Fed Rate Inaction Puts Spotlight on Bond ETFs

 Fed Rate Inaction Puts Spotlight on Bond ETFs
Fed Rate Inaction Puts Spotlight on Bond ETFs

While stocks have recovered from the shock delivered earlier this week when inflation numbers came in higher than expected, financial advisors are scrambling to get fixed income strategies up to speed.

The bond market was caught flatfooted by the numbers, since it was anticipating as many as seven interest rate cuts this year, according to advisors and market watchers. Even though Federal Reserve Chairman Jerome Powell was all but broadcasting a much-less aggressive rate-cut strategy, the bond market clung to what it wanted until it didn’t make sense.

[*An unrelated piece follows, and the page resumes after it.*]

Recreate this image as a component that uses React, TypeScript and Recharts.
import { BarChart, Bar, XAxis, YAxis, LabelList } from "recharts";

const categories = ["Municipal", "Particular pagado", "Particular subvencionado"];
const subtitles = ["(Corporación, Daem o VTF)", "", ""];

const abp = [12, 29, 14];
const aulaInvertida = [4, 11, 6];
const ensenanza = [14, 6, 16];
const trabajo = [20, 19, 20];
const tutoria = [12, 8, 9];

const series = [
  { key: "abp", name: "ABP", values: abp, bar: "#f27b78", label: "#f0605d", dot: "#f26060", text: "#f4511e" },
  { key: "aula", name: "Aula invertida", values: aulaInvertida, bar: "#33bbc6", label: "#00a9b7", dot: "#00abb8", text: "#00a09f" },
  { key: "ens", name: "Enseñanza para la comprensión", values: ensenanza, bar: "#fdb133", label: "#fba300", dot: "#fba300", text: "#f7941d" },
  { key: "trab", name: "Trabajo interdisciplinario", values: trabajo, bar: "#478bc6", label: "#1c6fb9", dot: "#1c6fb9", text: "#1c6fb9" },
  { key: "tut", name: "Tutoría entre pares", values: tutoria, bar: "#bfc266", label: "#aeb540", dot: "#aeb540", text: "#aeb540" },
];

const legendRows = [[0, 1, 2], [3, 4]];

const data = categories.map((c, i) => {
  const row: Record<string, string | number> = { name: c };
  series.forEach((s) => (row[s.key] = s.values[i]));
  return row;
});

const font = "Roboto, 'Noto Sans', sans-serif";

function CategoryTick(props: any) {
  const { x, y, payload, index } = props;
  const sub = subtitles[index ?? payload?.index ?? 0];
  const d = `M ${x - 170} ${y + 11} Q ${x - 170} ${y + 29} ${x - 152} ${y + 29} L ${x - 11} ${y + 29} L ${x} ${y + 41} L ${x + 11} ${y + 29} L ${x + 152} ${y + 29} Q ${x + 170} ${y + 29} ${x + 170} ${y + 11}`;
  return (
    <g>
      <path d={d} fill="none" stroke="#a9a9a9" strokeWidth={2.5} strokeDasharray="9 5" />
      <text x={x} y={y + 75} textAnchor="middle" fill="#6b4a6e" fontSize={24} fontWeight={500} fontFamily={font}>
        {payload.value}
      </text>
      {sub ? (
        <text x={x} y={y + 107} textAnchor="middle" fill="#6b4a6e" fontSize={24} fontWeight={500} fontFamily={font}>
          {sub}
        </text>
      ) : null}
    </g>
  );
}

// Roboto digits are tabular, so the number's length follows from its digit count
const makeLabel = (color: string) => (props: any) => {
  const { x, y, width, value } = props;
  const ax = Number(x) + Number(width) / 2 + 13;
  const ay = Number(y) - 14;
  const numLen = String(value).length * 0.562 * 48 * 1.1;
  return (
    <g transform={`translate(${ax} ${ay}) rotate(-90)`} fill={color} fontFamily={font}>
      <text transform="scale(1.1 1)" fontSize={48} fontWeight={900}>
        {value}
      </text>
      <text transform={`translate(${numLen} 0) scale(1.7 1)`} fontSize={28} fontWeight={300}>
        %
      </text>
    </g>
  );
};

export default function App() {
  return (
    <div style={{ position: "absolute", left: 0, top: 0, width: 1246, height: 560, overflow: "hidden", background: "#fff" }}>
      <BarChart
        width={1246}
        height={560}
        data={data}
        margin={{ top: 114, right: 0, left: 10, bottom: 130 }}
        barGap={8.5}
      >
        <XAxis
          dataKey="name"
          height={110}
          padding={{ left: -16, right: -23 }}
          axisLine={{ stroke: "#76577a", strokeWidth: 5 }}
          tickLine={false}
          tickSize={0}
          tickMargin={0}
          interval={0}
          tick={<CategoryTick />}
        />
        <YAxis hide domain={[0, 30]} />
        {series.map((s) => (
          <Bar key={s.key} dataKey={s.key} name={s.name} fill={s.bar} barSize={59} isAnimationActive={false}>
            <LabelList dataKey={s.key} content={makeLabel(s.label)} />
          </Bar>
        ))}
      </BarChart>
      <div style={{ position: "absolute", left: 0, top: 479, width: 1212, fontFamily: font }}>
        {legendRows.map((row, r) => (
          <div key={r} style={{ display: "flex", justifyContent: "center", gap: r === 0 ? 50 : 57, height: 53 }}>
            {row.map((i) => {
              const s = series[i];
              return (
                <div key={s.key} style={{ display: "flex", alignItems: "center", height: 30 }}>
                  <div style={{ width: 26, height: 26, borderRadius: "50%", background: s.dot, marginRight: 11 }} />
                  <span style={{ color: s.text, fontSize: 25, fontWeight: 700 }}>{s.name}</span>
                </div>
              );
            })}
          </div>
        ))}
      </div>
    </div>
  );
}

“As soon as the Fed went from projecting one to three rate cuts in 2024, the bond market expected there to be as many as seven cuts, based on Fed fund futures,” said Phil Kosmala, co-founder and managing partner of Taiko, an outsourced CIO firm for advisors and institutional investors.

“The bond market got way ahead of the Fed even though the Fed started backtracking in January,” he added.

JAAA, FLTR: Advising Around Fed Inaction

Kosmala sees multiple reasons to trust the Fed’s signaling.

“The strength of the economy, plus economic data, is forcing the bond market to get closer to the Fed’s expectations,” he said. “Our advice to our clients is pretty simple; the Fed will be delayed in cutting because GDP is still too strong, the labor market is strong, and inflation is nowhere near the Fed’s target.”

Kosmala said as long as investors are able to earn more than 5% sitting in cash and more than 6% in floating-rate investment grade securities, he doesn’t see a case for jumping into the 10-year Treasury at 4.24%.

“We’re telling clients to start extending duration when the 10-year gets close to 4.5%,” he added.

In the meantime, Kosmala likes the Janus Henderson AAA CLO ETF (JAAA) for its 6.8% yield and the VanEck IG Floating Rate ETF (FLTR) for its shorter-duration.

“As the yield curve stays inverted, clients should stay short duration and just clip the coupon,” he said.

Ryan Salah, a partner at Capital Financial Partners, has also called out the bond market for being wrong about the Fed’s near-term monetary strategy.

“You're starting to hear more talk about a scenario where inflation doesn't get to the Fed's target and stays elevated,” he said. “Whether this happens or not, it's important to maintain good diversification within fixed income between short, intermediate and long-term debt.”

Salah is expecting the Fed to start cutting rates at some point this year, “but not as early as people think.”

For Paul Schatz, president of Heritage Capital, the current bond market presents neither “great opportunity,” nor “imminent doom.”

“I don’t think the landscape changed much; I think the pundits got it wrong and are now revising history and trying to avoid yet another round of egg on their faces,” he said. “Our forecast was for a maximum of four rate cuts in 2024 with the risk being less unless there was some exogenous event which I am not smart enough to predict.”

In terms of his fixed income strategy, Schatz said, “I was buying, I am buying, and I plan to still buy short-term paper to take advantage of the inverted yield curve, and I will extend duration on mini spikes in yields.”